I numeri, poi, sono impietosi. Citarli sembra quasi pleonastico, ma credo sia giusto farlo per ridimensionare e restituire a tutti il quadro reale della situazione. La Sampdoria ha il peggior attacco, con 6 reti in 13 gare, meno di 0,5 a partita, e la quarta peggior difesa con 23 gol al passivo (quasi due ogni 90 minuti). I blucerchiati sono penultimi per tiri fatti, e corrono poco e male. Per darvi un’idea, la Samp è quindicesima nella speciale classifica della distanza media percorsa, statistica che, va da sé, è ribaltata. In graduatoria, tolta la sorprendente Lazio, dominano i gruppi costretti a lottare ogni domenica per la vita o la morte: Empoli, Monza, Salernitana, Spezia, Cremonese e Lecce occupano sei delle prime sette posizioni.
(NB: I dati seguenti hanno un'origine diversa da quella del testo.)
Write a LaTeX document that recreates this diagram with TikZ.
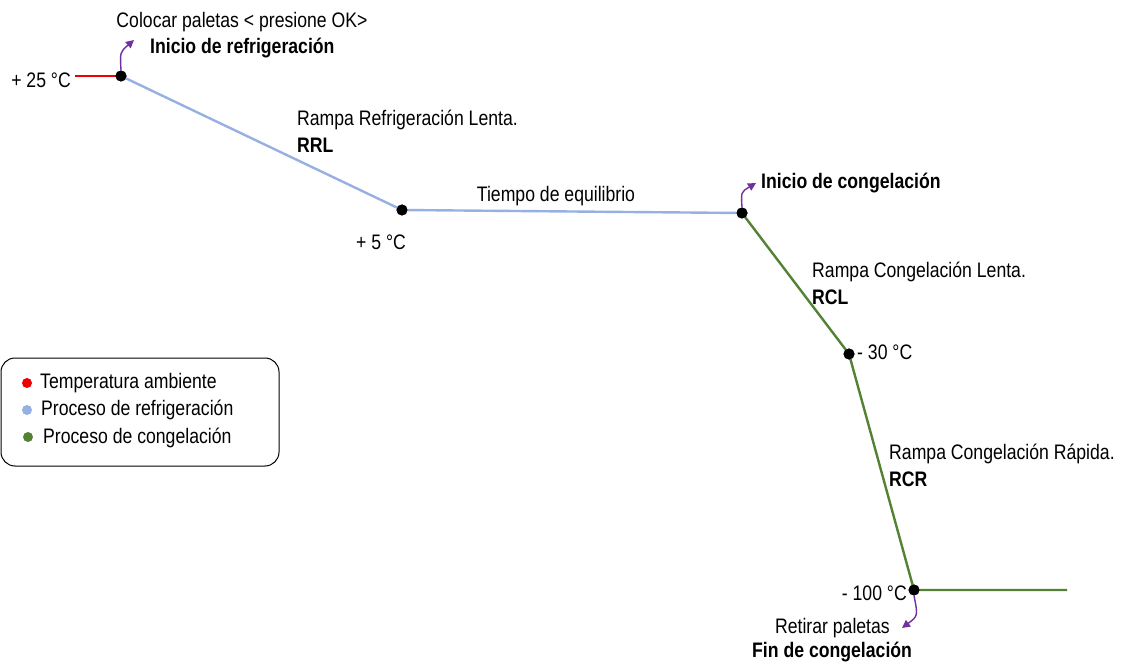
\documentclass[tikz,border=0pt]{standalone}
\usepackage{fontspec}
\setmainfont{Liberation Sans}[FakeStretch=0.84]
\usetikzlibrary{arrows.meta}
\definecolor{tred}{RGB}{238,0,0}
\definecolor{tblue}{RGB}{150,176,226}
\definecolor{tgreen}{RGB}{84,130,53}
\definecolor{tpurple}{RGB}{112,48,160}
\tikzset{
  dot/.style={circle,fill=black,inner sep=0pt,minimum size=11pt},
  seg/.style={line width=2.4pt},
  lbl/.style={font=\fontsize{21}{24}\selectfont,inner sep=0pt},
  blbl/.style={font=\fontsize{21}{24}\selectfont\bfseries,inner sep=0pt},
  callout/.style={tpurple,line width=1.4pt,-{Triangle[length=8pt,width=8pt]}},
  ldot/.style={circle,inner sep=0pt,minimum size=10pt},
}
\begin{document}
\begin{tikzpicture}[x=1pt,y=-1pt]
\useasboundingbox (0,0) rectangle (1125,663);
% points
\node[dot] (p1) at (121,76) {};
\node[dot] (p2) at (402,210) {};
\node[dot] (p3) at (742,213) {};
\node[dot] (p4) at (849,354) {};
\node[dot] (p5) at (914,590) {};
\coordinate (p0) at (75,76);
\coordinate (p6) at (1067,590);
% segments
\draw[seg,tred] (p0) -- (p1.center);
\draw[seg,tblue] (p1.center) -- (p2.center) -- (p3.center);
\draw[seg,tgreen] (p3.center) -- (p4.center) -- (p5.center) -- (p6);
\foreach \p in {p1,p2,p3,p4,p5} \node[dot] at (\p) {};
% callout arrows
\coordinate (a1) at (134,40);
\coordinate (a3) at (756,183);
\coordinate (a5) at (902,628);
\draw[callout] (p1.north) .. controls (120,52) .. (a1);
\draw[callout] (p3.north) .. controls (741,192) .. (a3);
\draw[callout] (p5.south) .. controls (918,616) .. (a5);
% labels
\node[lbl,anchor=east] (t25) at (71,80) {+ 25 °C};
\node[lbl] (col) at (242,22) {Colocar paletas < presione OK>};
\node[blbl,anchor=west] (inr) at (150,48) {Inicio de refrigeración};
\node[lbl,anchor=west] (rrl1) at (297,120) {Rampa Refrigeración Lenta.};
\node[blbl,anchor=west] (rrl2) at (297,145) {RRL};
\node[lbl] (teq) at (556,196) {Tiempo de equilibrio};
\node[lbl] (t5) at (381,242) {+ 5 °C};
\node[blbl,anchor=west] (inc) at (761,183) {Inicio de congelación};
\node[lbl,anchor=west] (rcl1) at (812,272) {Rampa Congelación Lenta.};
\node[blbl,anchor=west] (rcl2) at (812,297) {RCL};
\node[lbl,anchor=west] (t30) at (857,352) {- 30 °C};
\node[lbl,anchor=west] (rcr1) at (889,454) {Rampa Congelación Rápida.};
\node[blbl,anchor=west] (rcr2) at (889,479) {RCR};
\node[lbl,anchor=east] (t100) at (907,593) {- 100 °C};
\node[lbl,anchor=east] (ret) at (890,628) {Retirar paletas};
\node[blbl,anchor=west] (fin) at (752,652) {Fin de congelación};
% legend
\draw[line width=1pt,rounded corners=14pt] (1,358) rectangle (279,466);
\node[ldot,fill=tred] (l1) at (27,383) {};
\node[ldot,fill=tblue] (l2) at (27,410) {};
\node[ldot,fill=tgreen] (l3) at (28,437) {};
\node[lbl,anchor=west] at (40,383) {Temperatura ambiente};
\node[lbl,anchor=west] at (41,410) {Proceso de refrigeración};
\node[lbl,anchor=west] at (43,438) {Proceso de congelación};
\end{tikzpicture}
\end{document}
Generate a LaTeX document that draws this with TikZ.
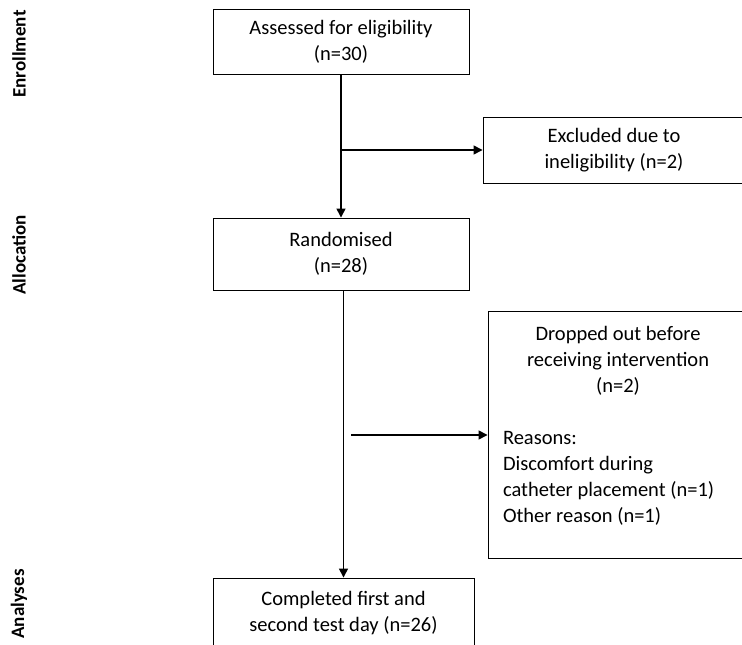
\documentclass[tikz,border=0pt]{standalone}
\usepackage{fontspec}
\setmainfont{Carlito}
\usetikzlibrary{arrows.meta}

\newcommand{\dropmid}[1]{\makebox[230pt][c]{#1}}
\newcommand{\dropleft}[1]{\makebox[230pt][l]{#1}}

\begin{document}
\begin{tikzpicture}
[x=1pt,y=-1pt,%
  every node/.style={font=\fontsize{20.5}{26}\selectfont},%
  box/.style={draw,line width=0.9pt,shape=rectangle,inner sep=0pt,align=center},%
  phase/.style={rotate=90,font=\fontsize{19}{23}\selectfont\bfseries},%
  flow/.style={-{Triangle[length=9pt,width=9pt]},line width=1.4pt}]
\useasboundingbox (0,0) rectangle (742,645);
\clip (0,0) rectangle (742,645);
% phases
\node[phase] (enrol) at (19,54) {Enrollment};
\node[phase] (alloc) at (19,255) {Allocation};
\node[phase] (anal) at (19,604) {Analyses};
% boxes
\node[box,minimum width=256pt,minimum height=65pt] (assess) at (341,41.5)
  {Assessed for eligibility\\(n=30)};
\node[box,minimum width=262pt,minimum height=66pt] (excl) at (614,150)
  {Excluded due to\\ineligibility (n=2)};
\node[box,minimum width=256pt,minimum height=72pt] (rand) at (341,254)
  {Randomised\\(n=28)};
\node[box,minimum width=260pt,minimum height=247pt] (drop) at (618,434.5)
  {\dropmid{Dropped out before}\\\dropmid{receiving intervention}\\\dropmid{(n=2)}\\[26pt]
   \dropleft{Reasons:}\\\dropleft{Discomfort during}\\\dropleft{catheter placement (n=1)}\\
   \dropleft{Other reason (n=1)}\\[-6pt]\mbox{}};
\node[box,minimum width=261pt,minimum height=70pt] (done) at (343.5,613)
  {Completed first and\\second test day (n=26)};
\coordinate (dropfrom) at (351,435);
% connectors
\draw[flow] (assess) -- (rand);
\draw[flow] (assess.south |- excl.west) -- (excl.west);
\draw[flow] (rand.south -| done.north) -- (done.north);
\draw[flow] (dropfrom) -- (drop.west |- dropfrom);
\end{tikzpicture}
\end{document}
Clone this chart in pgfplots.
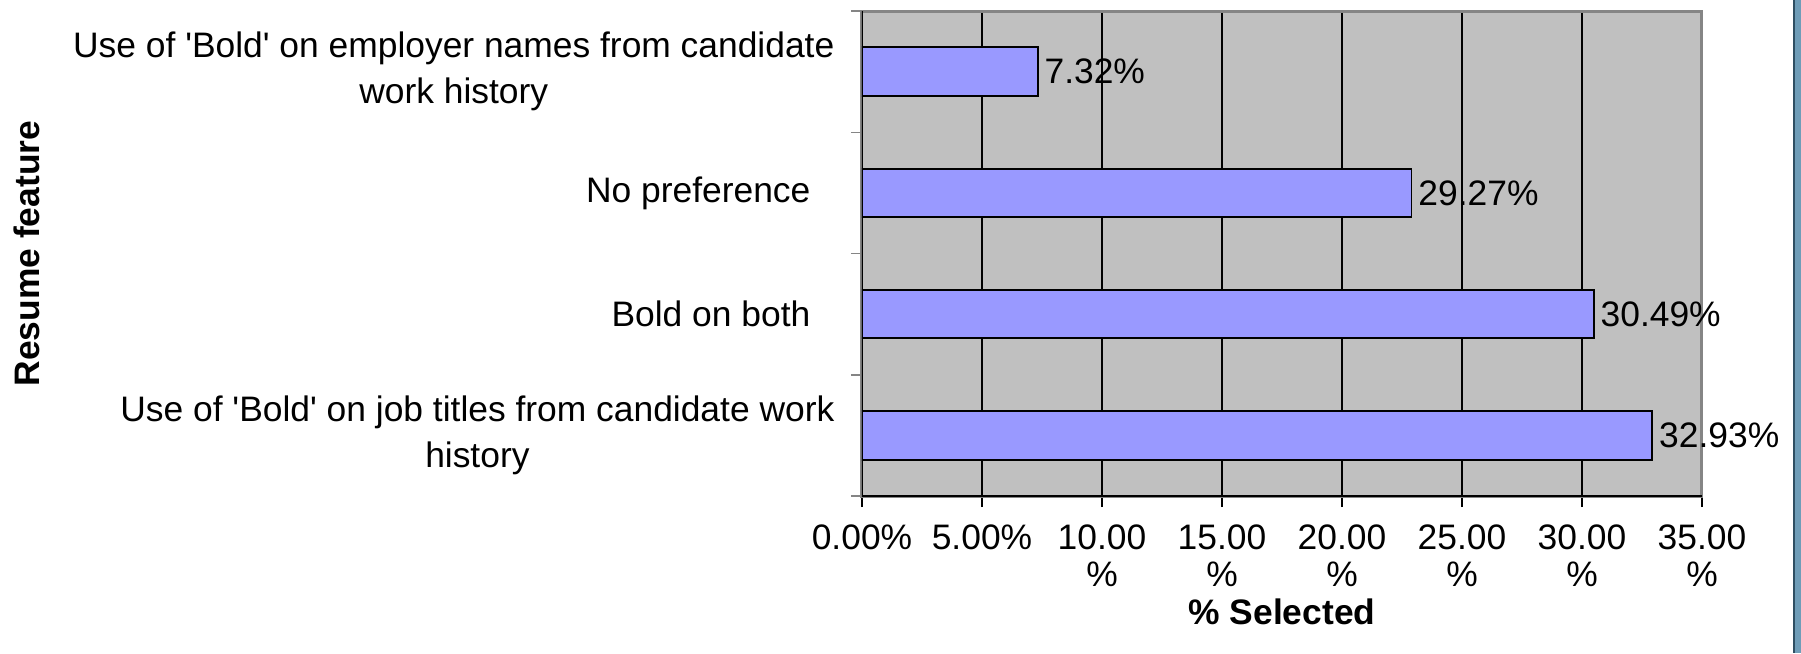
\documentclass[border=0pt]{standalone}
\usepackage{pgfplots}
\pgfplotsset{compat=1.18}
\usepackage{fontspec}
\setmainfont{Liberation Sans}
\definecolor{barfill}{HTML}{9999FF}
\definecolor{plotbg}{HTML}{C0C0C0}
\definecolor{frameg}{HTML}{858585}
\definecolor{stripc}{HTML}{6F9DB8}
\definecolor{stripd}{HTML}{2F4F63}
\begin{document}
\begin{tikzpicture}[font=\fontsize{11.8}{13.5}\selectfont]
\path[use as bounding box] (0,0) rectangle (600.33pt,217.67pt);
\fill[stripc] (597.67pt,0) rectangle (600.33pt,217.67pt);
\fill[stripd] (597.67pt,0) rectangle (598.2pt,217.67pt);
\begin{axis}[
  at={(287.33pt,52.33pt)}, anchor=south west,
  scale only axis, width=280pt, height=161.67pt,
  xbar, bar width=0.4,
  xmin=0, xmax=35, ymin=-0.5, ymax=3.5,
  axis background/.style={fill=plotbg},
  axis line style={draw=frameg, line width=1pt},
  xtick pos=bottom, ytick pos=left,
  xtick={0,5,...,35},
  xticklabels={0.00\%,5.00\%,{10.00\\\%},{15.00\\\%},{20.00\\\%},{25.00\\\%},{30.00\\\%},{35.00\\\%}},
  xticklabel style={align=center, anchor=north, inner sep=0pt, yshift=-5.7pt, font=\fontsize{11.8}{12.3}\selectfont},
  xmajorgrids, major grid style={black, line width=0.35pt},
  x tick style={black, line width=0.4pt},
  tick align=outside, major tick length=3.7pt,
  ytick={-0.5,0.5,...,3.5}, yticklabels={},
  y tick style={frameg, line width=0.5pt},
  extra y ticks={0,1,2,3},
  extra y tick labels={{Use of \textquotesingle Bold\textquotesingle{} on job titles from candidate work\\history},{Bold on both\hspace*{8pt}},{No preference\hspace*{8pt}},{Use of \textquotesingle Bold\textquotesingle{} on employer names from candidate\\work history}},
  extra y tick style={major tick length=0pt, tick style={draw=none}},
  yticklabel style={align=center, anchor=east, inner sep=0pt, xshift=-9pt, font=\fontsize{11.8}{15.3}\selectfont},
  ylabel={\bfseries Resume feature},
  ylabel style={at={(axis description cs:-0.9940,0.5)}, anchor=center},
  xlabel={\bfseries \% Selected},
  xlabel style={at={(axis description cs:0.5,0)}, anchor=center, yshift=-38.7pt},
  point meta=explicit symbolic,
  nodes near coords,
  nodes near coords style={anchor=west, inner sep=2pt, font=\fontsize{11.8}{13.5}\selectfont, black},
]
\addplot[fill=barfill, draw=black, line width=0.6pt] coordinates {(32.93,0) [32.93\%] (30.49,1) [30.49\%] (22.9,2) [29.27\%] (7.32,3) [7.32\%]};
\draw[black, line width=0.45pt] (rel axis cs:0,1) -- (rel axis cs:0,0) -- (rel axis cs:1,0);
\end{axis}
\end{tikzpicture}
\end{document}
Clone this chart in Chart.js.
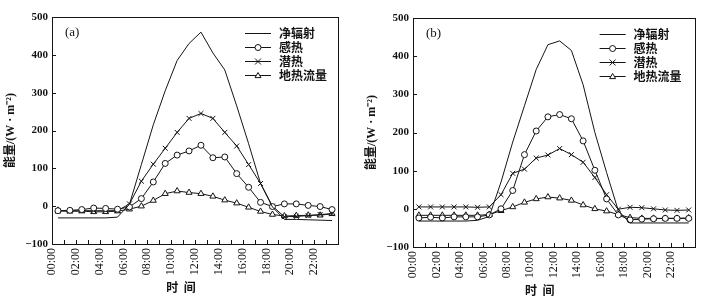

La Samp, invece, non si sente tale. Viceversa, la Samp rientra nelle prime otto per distanza camminata, mentre è quart’ultima per quanto riguarda la percentuale corsa. Molto banalmente, i blucerchiati più che scattare, camminano. Non si tratta propriamente delle cifre di una squadra che deve vendere la pelle con il sangue agli occhi, come tentano di farsi passare i blucerchiati ad ogni conferenza stampa pre partita.
Come per Giampaolo, però, anche per Stankovic valgono le attenuanti. Vanno citate, altrimenti, saremmo faziosi. Ieri per esempio ho fatto caso ad un aspetto, ossia il linguaggio del corpo dei calciatori. Ho avuto la netta impressione che le movenze e gli atteggiamenti della squadra blucerchiata trasmettessero poca fiducia e diffusa rassegnazione, tra braccia aperte, mani al cielo, occhi roteati in panchina, scazzi e fastidi vari. No, francamente non lo reputo un bello spettacolo. E qui vengo ad un altro punto delicato, e chiedo la vostra opinione perché non so cosa pensare. Dico sul serio. La linea del ‘sosteniamo a prescindere’, ‘incitiamo per novanta minuti’, condita di applausi (non troppi, questa volta, si è sentito pure qualche fischio) al triplice fischio è la strada giusta? Leviamoci per un attimo dalla narrazione di quanto sia bello e sano il tifo blucerchiato. Nessuno lo può negare ed è già stata fatta sufficiente letteratura (a volte persino banalotta e spicciola) sull’argomento. E’ evidente che sia eroico l’attaccamento della marea doriana di Milano, o del pienone di Cremona. Ma a volte, non può essere sana anche una bella assunzione di responsabilità? Se non scrivo un pezzo, l’editore mi sgrida. Se il mio amico commercialista sbaglia i calcoli, il capo lo cazzia. Se l’elettricista mi taglia i cavi, mica lo sommergo di applausi e gli canto ‘Ti voglio così’, ma gli chiedo i danni. Il calcio è un mondo a sé, naturalmente, dove si intersecano spettacolo e fisicità. Ma qualche dubbio sul sostegno ad oltranza, personalmente ce l’ho. Spero e mi auguro di sbagliarmi.